Title pretty much says it all. I'm awaiting delivery of a steel SDD, which come with a 6" outlet and 5" inlet. I'm trying to avoid choking this down to 4 inch pipe immediately, and am looking for solutions to run 5" ducting (converting down to 4" right by the tools). All my tools are currently harbored by the center of my shop (planer, jointer, table saw), but I'll likely run two more branches to spots where I'll eventually have a miter saw station and lathe station.

I've checked Oneida's website: the 26 gauge ducting isn't too bad of a price, but the fittings are brutally expensive. Are there more affordable options for 5" solutions? I tried to find 5" DWV PVC, but with no luck. By my current thinking, I'll only need 3-4 elbows and 2-3 wyes: should I just bite the bullet and fork out the cash?

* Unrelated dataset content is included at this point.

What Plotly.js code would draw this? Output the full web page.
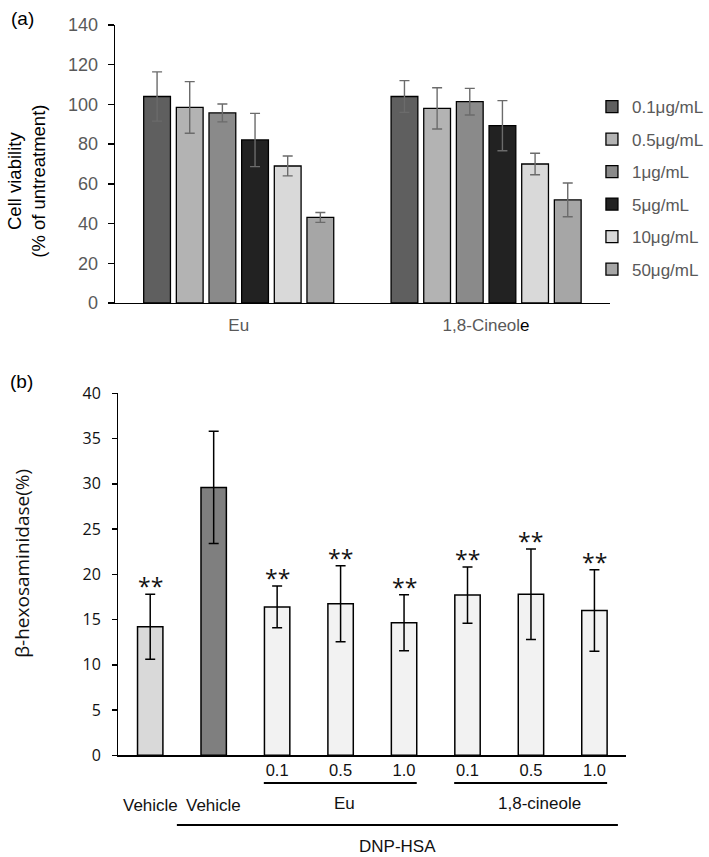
<!DOCTYPE html>
<html>
<head>
<meta charset="utf-8">
<script src="https://cdn.plot.ly/plotly-3.0.1.min.js"></script>
<style>html,body{margin:0;padding:0;background:#fff;}#chart{width:709px;height:857px;}</style>
</head>
<body>
<div id="chart"></div>
<script>
// ---------- Panel (a) data ----------
const groupsA = ["Eu", "1,8-Cineole"];
const groupTickTextA = ["Eu", "1,8-Cineol<span style='color:#000'>e</span>"];
const dosesA = ["0.1μg/mL", "0.5μg/mL", "1μg/mL", "5μg/mL", "10μg/mL", "50μg/mL"];
const colorsA = ["#5f5f5f", "#b3b3b3", "#8a8a8a", "#222222", "#d9d9d9", "#a6a6a6"];
const dose01 = [104.0, 104.0];
const dose05 = [98.5, 98.0];
const dose1 = [95.7, 101.4];
const dose5 = [82.1, 89.3];
const dose10 = [69.0, 70.0];
const dose50 = [43.1, 51.9];
const err01 = [12.4, 8.0];
const err05 = [13.0, 10.4];
const err1 = [4.5, 6.7];
const err5 = [13.4, 12.6];
const err10 = [5.0, 5.4];
const err50 = [2.5, 8.5];
const valuesA = [dose01, dose05, dose1, dose5, dose10, dose50];
const errorsA = [err01, err05, err1, err5, err10, err50];

// ---------- Panel (b) data ----------
const catsB = [0, 1, 2, 3, 4, 5, 6, 7];
const doseTicksB = ["", "", "0.1", "0.5", "1.0", "0.1", "0.5", "1.0"];
const valuesB = [14.2, 29.6, 16.4, 16.75, 14.65, 17.7, 17.8, 16.0];
const errorsB = [3.6, 6.2, 2.3, 4.2, 3.1, 3.1, 5.0, 4.5];
const colorsB = ["#d9d9d9", "#7f7f7f", "#f2f2f2", "#f2f2f2", "#f2f2f2", "#f2f2f2", "#f2f2f2", "#f2f2f2"];
const sigB = ["**", "", "**", "**", "**", "**", "**", "**"];
const vehicleLabels = ["Vehicle", "Vehicle"];
const treatGroups = [
  {label: "Eu", first: 2, last: 4},
  {label: "1,8-cineole", first: 5, last: 7}
];
const stimLabel = "DNP-HSA";

// ---------- geometry helpers ----------
const W = 709, H = 857;
const xp = px => px / W;
const yp = py => 1 - py / H;
const barWidthB = 0.4;

const FA = "Liberation Sans, Arial, sans-serif";
const FB = "Open Sans, Noto Sans, sans-serif";

const traces = [];
dosesA.forEach((name, i) => {
  traces.push({
    type: "bar", x: groupsA, y: valuesA[i], name: name, legendgroup: "g" + i,
    xaxis: "x", yaxis: "y",
    marker: {color: colorsA[i], line: {color: "#000", width: 1.3}},
    error_y: {type: "data", array: errorsA[i], visible: true, color: "#6b6b6b", thickness: 1.4, width: 5},
    hoverinfo: "skip"
  });
});
traces.push({
  type: "bar", x: catsB, y: valuesB, xaxis: "x2", yaxis: "y2", showlegend: false,
  width: catsB.map(() => barWidthB),
  marker: {color: colorsB, line: {color: "#000", width: 1.5}},
  error_y: {type: "data", array: errorsB, visible: true, color: "#000", thickness: 1.5, width: 5},
  hoverinfo: "skip"
});

const annotations = [];
const shapes = [];
annotations.push({xref: "paper", yref: "paper", x: xp(9), y: yp(18), xanchor: "left", yanchor: "middle",
  text: "(a)", showarrow: false, font: {family: FA, size: 19, color: "#000"}});
annotations.push({xref: "paper", yref: "paper", x: xp(8), y: yp(381), xanchor: "left", yanchor: "middle",
  text: "(b)", showarrow: false, font: {family: FA, size: 19, color: "#000"}});
annotations.push({xref: "paper", yref: "paper", x: xp(27), y: yp(181), xanchor: "center", yanchor: "middle",
  text: "Cell viability<br>(% of untreatment)", textangle: -90, showarrow: false,
  font: {family: FA, size: 18.5, color: "#000"}});
annotations.push({xref: "paper", yref: "paper", x: xp(22), y: yp(563), xanchor: "center", yanchor: "middle",
  text: "β-hexosaminidase(%)", textangle: -90, showarrow: false,
  font: {family: FB, size: 19, color: "#111"}});

// significance stars
sigB.forEach((s, i) => {
  if (!s) return;
  annotations.push({xref: "x2", yref: "y2", x: catsB[i], y: valuesB[i] + errorsB[i],
    xanchor: "center", yanchor: "bottom", yshift: -10, text: s, showarrow: false,
    font: {family: FB, size: 23, color: "#111"}});
});
// vehicle labels
vehicleLabels.forEach((t, i) => {
  annotations.push({xref: "x2", yref: "paper", x: catsB[i], y: yp(805), xanchor: "center", yanchor: "middle",
    text: t, showarrow: false, font: {family: FA, size: 17, color: "#111"}});
});
// treatment group labels and underlines
treatGroups.forEach((g, k) => {
  const c = (g.first + g.last) / 2;
  annotations.push({xref: "x2", yref: "paper", x: c, y: yp(803), xanchor: "center", yanchor: "middle",
    xshift: k === 0 ? 4 : 9,
    text: g.label, showarrow: false, font: {family: FA, size: 17, color: "#111"}});
  shapes.push({type: "line", xref: "x2", yref: "paper",
    x0: g.first - barWidthB / 2 - 0.01, x1: g.last + barWidthB / 2,
    y0: yp(783), y1: yp(783), line: {color: "#000", width: 2}});
});
// stimulus line and label
shapes.push({type: "line", xref: "x2", yref: "paper", x0: 0.42, x1: 7.37,
  y0: yp(825), y1: yp(825), line: {color: "#000", width: 2}});
annotations.push({xref: "x2", yref: "paper", x: 3.9, y: yp(846), xanchor: "center", yanchor: "middle",
  text: stimLabel, showarrow: false, font: {family: FA, size: 17, color: "#111"}});

const layout = {
  width: W, height: H,
  margin: {l: 0, r: 0, t: 0, b: 0},
  paper_bgcolor: "#fff", plot_bgcolor: "rgba(0,0,0,0)",
  barmode: "group", bargap: 0.208, bargroupgap: 0.18,
  showlegend: true,
  legend: {x: xp(597), y: yp(89), xanchor: "left", yanchor: "top",
    font: {family: FA, size: 17, color: "#595959"}, tracegroupgap: 7.4,
    bgcolor: "rgba(0,0,0,0)", itemclick: false},
  xaxis: {domain: [xp(116), xp(615)], anchor: "y", type: "category", range: [-0.5, 1.5],
    tickvals: groupsA, ticktext: groupTickTextA,
    showline: true, linecolor: "#000", linewidth: 1.3, ticks: "", showgrid: false, zeroline: false,
    ticklabelstandoff: 6,
    tickfont: {family: FA, size: 17, color: "#595959"}, fixedrange: true},
  yaxis: {domain: [yp(303), yp(25)], anchor: "x", range: [0, 140], dtick: 20, tick0: 0,
    showline: true, linecolor: "#000", linewidth: 1.3, ticks: "outside", ticklen: 6, tickcolor: "#000",
    tickwidth: 1.3, showgrid: false, zeroline: false, ticklabelstandoff: 6,
    tickfont: {family: FA, size: 18, color: "#595959"}, fixedrange: true},
  xaxis2: {domain: [xp(119.5), xp(631.5)], anchor: "y2", range: [-0.5, 7.5],
    tickvals: catsB, ticktext: doseTicksB,
    showline: true, linecolor: "#000", linewidth: 1.5, ticks: "", showgrid: false, zeroline: false,
    ticklabelstandoff: -1,
    tickfont: {family: FA, size: 16.5, color: "#111"}, fixedrange: true},
  yaxis2: {domain: [yp(755.3), yp(393.3)], anchor: "x2", range: [0, 40], dtick: 5, tick0: 0,
    showline: true, linecolor: "#000", linewidth: 1.5, ticks: "outside", ticklen: 5, tickcolor: "#000",
    tickwidth: 1.5, showgrid: false, zeroline: false, ticklabelstandoff: 8,
    tickfont: {family: FB, size: 16, color: "#111"}, fixedrange: true},
  annotations: annotations,
  shapes: shapes
};

Plotly.newPlot("chart", traces, layout, {displayModeBar: false, staticPlot: true});
</script>
</body>
</html>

All suggestions appreciated!


----------



## rwe2156 (May 7, 2014)

If your blower is >1000CFM I would use 6" ducts. Readily available in PVC.


----------



## DustyM (May 16, 2016)

> If your blower is >1000CFM I would use 6" ducts. Readily available in PVC.
> 
> - rwe2156


The blower is less than that (though I may upgrade in the future). I didn't want to go to 6" ducting mainly because I've been warned (through Oneida and elsewhere) not to reduce the pipe on the return to the separator (though reducing from the separator to the tool is acceptable).


----------



## Hermit (Oct 9, 2014)

If you have a nearby a/c wholesaler they'll have it or can 0rder it for you.


----------



## YesHaveSome (Sep 10, 2017)

I was looking into this a while back and found that 5" snap loc is pretty affordable and readily available at the BORG.


----------



## wapakfred (Jul 29, 2011)

There's a reason you didn't find 5" DWV, it isn't made. Since you threw in "affordable" I'd say the snap lock is going to be your best approach. Be sure to seal the seams with foil tape, and get the heavier stuff (26 gauge).


----------



## bigblockyeti (Sep 9, 2013)

This is one of the cheaper places I've found: http://www.blastgateco.com/Spiral-Pipe-and-Fittings.php

It does get a little more expensive after adding in s&h as well as crating but if you're able to go there, it's a tough deal to beat.


----------



## retfr8flyr (Oct 30, 2013)

Home Depot has 5 inch metal duct work, they just don't carry it in the stores but will ship it to the store for free. That will probably be your cheapest option. 5 inch seems to be the bastard size and not that much is available, everything is 4, 6, or larger.


----------



## d38 (Sep 6, 2017)

If 5" is what works best for you, check your local HVAC dealer. 
Or if a Grainger store is nearby, they sell Greenseam brand snaplock and fittings. 
Its 24-26 gauge depending on diameter, and its got a propriety foam seal pre-installed on seams and the female end (may be great for HVAC, might not be a good enough seal for DC suction). 
https://www.grainger.com/content/general-catalog?pagelabel=3159&search=6PGC8


----------